Alors que le président rappelait aux accusés leur droit au silence, Endri Elezi, en T-shirt blanc et pantalon de survêtement gris, demande en albanais au président: "c'est quoi le mieux?" "Voyez avec votre avocat", répond le président au jeune homme de 30 ans, renvoyé pour trafic d'armes.
"Je souhaiterais plutôt répondre à toutes vos questions", a de son côté déclaré Chokri Chafroud, Tunisien de 43 ans, qui s'exprime en arabe.
86 personnes ont perdu la vie et plus de 450 autres ont été blessées dans l'attentat, le plus meurtrier en France après ceux du 13 novembre 2015 contre le Stade de France, le Bataclan et les terrasses parisiennes.
L'assaillant, Mohamed Lahouaiej-Bouhlel, un Tunisien de 31 ans tué par la police le soir de l'attentat, est le grand absent du procès.
L'audience se tient dans la même salle spécialement construite pour le procès du 13-Novembre, avec des mesures de sécurité toutefois sensiblement allégées aux abords du palais de justice de Paris.
A Nice, où l'audience est retransmise dans une salle de congrès spécialement aménagée, seule une poignée de parties civiles s'étaient déplacées lundi, selon un journaliste de l'AFP.
"Ca fait six ans qu'on attend, le procès pour nous va être très dur, mais c'est important de pouvoir s'exprimer sur ce qu'on a vécu (...), que tout le monde puisse ressentir le drame qu'on a dû vivre", a témoigné Seloua Mensi, qui a perdu sa sœur dans l'attentat.
Même sentiments mêlés à Paris pour Véronique Marchand, 64 ans, dont le mari a été tué dans l'attentat. Venue de Saône-et-Loire pour ce premier jour d'audience, elle est convaincue "qu'il y avait de la complicité" chez certains accusés et attend du procès qu'il établisse "à quel degré".
«Nuit d'horreur absolue»
Aucun accusé n'est toutefois renvoyé pour ce motif. Trois d'entre eux (Ramzi Arefa, Chokri Chafroud et Mohamed Ghraieb) sont poursuivis pour association de malfaiteurs terroriste. En état de récidive légale, le premier encourt la réclusion criminelle à perpétuité, les deux autres, vingt ans de réclusion.
L'enquête n'a pas permis de déterminer s'ils étaient au courant du projet d'attentat.
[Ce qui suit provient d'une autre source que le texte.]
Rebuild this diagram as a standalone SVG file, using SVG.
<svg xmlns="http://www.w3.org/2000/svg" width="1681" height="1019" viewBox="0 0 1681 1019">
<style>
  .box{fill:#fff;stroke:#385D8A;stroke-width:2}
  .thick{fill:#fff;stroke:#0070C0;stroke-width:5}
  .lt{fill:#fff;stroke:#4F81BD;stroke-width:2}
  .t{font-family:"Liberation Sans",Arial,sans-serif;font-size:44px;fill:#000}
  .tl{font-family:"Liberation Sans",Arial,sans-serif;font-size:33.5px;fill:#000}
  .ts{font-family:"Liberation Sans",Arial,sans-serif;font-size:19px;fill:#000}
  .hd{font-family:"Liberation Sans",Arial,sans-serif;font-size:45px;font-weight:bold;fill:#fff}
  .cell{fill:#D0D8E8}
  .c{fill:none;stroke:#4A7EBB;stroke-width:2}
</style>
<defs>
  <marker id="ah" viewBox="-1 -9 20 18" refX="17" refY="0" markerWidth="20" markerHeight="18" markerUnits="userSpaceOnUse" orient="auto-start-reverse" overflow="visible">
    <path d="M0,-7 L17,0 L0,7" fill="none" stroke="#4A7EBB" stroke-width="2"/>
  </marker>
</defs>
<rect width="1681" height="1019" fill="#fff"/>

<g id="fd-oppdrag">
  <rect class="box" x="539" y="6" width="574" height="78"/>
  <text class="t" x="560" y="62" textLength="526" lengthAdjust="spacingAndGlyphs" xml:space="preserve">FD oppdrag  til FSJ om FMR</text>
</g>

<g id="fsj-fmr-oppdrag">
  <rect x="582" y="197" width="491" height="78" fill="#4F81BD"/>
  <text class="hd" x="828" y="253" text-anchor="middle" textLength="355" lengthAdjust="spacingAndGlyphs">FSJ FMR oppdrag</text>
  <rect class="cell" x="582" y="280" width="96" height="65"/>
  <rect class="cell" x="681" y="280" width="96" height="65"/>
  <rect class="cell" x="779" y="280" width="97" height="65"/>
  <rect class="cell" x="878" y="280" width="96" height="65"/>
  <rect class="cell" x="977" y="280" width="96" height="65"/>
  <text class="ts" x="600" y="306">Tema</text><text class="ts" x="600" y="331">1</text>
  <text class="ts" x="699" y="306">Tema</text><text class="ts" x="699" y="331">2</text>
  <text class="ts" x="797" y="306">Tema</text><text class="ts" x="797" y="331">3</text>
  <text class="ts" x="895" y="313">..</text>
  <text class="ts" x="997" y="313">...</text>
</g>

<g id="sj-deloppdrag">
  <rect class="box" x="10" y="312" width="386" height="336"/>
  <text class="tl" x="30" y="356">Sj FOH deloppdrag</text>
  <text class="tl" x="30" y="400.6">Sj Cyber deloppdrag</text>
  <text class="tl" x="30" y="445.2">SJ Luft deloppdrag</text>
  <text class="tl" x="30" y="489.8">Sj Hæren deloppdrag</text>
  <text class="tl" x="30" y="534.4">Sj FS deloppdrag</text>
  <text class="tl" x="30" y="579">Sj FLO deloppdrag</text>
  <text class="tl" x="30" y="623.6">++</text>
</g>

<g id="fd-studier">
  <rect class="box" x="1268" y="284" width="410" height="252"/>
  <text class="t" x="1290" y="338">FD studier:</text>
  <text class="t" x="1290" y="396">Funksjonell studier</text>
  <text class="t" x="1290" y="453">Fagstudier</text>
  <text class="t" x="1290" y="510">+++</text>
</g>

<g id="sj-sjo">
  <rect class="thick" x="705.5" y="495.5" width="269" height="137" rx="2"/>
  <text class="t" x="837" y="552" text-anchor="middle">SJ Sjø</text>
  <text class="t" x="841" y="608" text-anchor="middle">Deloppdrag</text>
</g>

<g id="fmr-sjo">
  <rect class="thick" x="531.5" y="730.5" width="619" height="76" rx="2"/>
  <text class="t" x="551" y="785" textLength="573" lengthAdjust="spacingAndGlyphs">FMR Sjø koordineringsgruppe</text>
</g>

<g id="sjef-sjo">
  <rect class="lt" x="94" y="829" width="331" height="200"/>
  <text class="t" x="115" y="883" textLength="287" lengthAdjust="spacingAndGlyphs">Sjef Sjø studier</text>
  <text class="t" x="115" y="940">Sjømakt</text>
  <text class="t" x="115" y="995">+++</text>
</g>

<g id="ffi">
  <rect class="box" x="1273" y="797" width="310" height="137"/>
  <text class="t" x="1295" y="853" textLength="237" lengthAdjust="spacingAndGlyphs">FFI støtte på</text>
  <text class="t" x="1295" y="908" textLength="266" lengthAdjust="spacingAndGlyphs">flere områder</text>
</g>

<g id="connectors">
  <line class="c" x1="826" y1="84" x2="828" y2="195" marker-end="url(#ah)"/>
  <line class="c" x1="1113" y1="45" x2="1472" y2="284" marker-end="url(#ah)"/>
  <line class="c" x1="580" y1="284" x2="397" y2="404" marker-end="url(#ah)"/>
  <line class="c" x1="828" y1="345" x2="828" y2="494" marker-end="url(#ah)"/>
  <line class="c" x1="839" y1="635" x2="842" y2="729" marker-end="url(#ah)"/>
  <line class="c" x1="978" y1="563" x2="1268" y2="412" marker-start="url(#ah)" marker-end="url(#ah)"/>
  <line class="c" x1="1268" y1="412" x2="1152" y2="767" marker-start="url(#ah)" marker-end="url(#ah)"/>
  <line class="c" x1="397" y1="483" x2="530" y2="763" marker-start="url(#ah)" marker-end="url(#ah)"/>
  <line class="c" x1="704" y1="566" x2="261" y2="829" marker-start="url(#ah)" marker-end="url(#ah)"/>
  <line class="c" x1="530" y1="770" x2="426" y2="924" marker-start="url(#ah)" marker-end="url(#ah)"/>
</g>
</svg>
Mais l'accusation souligne leur "très grande proximité" avec Mohamed Lahouaiej-Bouhlel et estime qu'ils étaient "pleinement conscients" de son adhésion "à l'idéologie du jihad armé" et de "sa fascination pour les passages à l'acte violents".
Ce chauffeur-livreur au caractère instable était plus connu pour des actes de violence, notamment contre son épouse, que pour sa proximité avec la mouvance jihadiste.
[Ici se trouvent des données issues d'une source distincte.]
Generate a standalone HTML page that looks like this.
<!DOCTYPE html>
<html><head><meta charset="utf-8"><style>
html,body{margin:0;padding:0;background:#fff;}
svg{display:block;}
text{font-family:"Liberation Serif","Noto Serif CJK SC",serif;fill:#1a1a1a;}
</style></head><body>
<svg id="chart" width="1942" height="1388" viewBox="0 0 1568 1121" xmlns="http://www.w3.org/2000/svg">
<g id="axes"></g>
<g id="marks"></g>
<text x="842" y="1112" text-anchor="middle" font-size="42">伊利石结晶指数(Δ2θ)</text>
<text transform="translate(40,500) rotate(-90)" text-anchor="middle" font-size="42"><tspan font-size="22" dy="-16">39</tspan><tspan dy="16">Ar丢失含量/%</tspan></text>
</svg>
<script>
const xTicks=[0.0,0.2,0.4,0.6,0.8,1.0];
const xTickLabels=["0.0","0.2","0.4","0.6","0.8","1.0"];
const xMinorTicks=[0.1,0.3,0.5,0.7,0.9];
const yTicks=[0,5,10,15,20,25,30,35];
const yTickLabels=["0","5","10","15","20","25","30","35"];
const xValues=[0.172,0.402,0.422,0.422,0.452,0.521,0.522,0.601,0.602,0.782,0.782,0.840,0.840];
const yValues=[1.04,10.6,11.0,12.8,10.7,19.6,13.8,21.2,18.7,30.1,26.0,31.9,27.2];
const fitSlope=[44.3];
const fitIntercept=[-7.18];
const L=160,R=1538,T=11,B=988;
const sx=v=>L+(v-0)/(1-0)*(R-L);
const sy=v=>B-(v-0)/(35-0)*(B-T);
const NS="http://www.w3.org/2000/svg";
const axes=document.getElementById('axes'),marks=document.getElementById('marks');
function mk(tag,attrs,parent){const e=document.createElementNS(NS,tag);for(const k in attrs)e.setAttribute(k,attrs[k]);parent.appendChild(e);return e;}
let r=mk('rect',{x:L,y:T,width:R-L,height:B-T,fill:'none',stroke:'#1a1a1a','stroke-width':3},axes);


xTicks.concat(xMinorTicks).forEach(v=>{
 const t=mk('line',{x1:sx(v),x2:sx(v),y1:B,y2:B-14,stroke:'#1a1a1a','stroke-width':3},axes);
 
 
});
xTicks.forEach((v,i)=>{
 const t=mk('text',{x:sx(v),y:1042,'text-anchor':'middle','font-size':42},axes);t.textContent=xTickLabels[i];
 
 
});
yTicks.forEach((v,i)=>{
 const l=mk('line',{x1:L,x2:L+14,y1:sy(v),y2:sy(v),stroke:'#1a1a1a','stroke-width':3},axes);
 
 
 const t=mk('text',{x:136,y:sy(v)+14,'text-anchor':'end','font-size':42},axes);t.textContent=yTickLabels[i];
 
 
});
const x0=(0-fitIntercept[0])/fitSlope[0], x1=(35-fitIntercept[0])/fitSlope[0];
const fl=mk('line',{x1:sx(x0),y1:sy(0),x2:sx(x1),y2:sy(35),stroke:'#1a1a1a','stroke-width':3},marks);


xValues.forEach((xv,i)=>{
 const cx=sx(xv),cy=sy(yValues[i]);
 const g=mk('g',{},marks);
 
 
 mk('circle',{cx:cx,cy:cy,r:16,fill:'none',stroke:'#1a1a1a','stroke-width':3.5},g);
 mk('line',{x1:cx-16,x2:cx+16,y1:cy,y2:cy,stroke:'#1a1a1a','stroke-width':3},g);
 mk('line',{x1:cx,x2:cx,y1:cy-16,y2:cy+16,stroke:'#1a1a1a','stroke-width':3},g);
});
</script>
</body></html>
Selon l'accusation, ce n'est qu'une dizaine de jours avant l'attentat qu'il a montré des signes de radicalisation, même s'il "s'était inscrit dans une démarche idéologique d'inspiration jihadiste plusieurs mois avant".
Si l'organisation Etat islamique a revendiqué l'attentat, l'enquête n'a pu établir aucun lien direct entre Mohamed Lahouaiej-Bouhlel et le groupe jihadiste.
Les cinq autres accusés sont poursuivis pour des délits de droit commun - association de malfaiteurs et infractions à la législation sur les armes - et encourent cinq à dix ans d'emprisonnement.
Le procès doit se dérouler jusqu'au 16 décembre. Cinq semaines seront consacrées à la parole des parties civiles. 240 d'entre elles ont prévu de témoigner à la barre. "La cour ne pourra pas en entendre 500 ou 600. On ne pourra pas déborder sur l'année prochaine. Il va falloir faire des choix", a fait remarquer M. Raviot aux avocats.
Toutes les demandes de constitution de partie civile ne seront pas acceptées, ont aussi rappelé les représentants du parquet national antiterroriste, soulignant que si ce débat pouvait sembler "indécent" face à la "nuit d'horreur absolue" qu'a été le 14 juillet 2016, il était "nécessaire d'un point de vue strict du droit".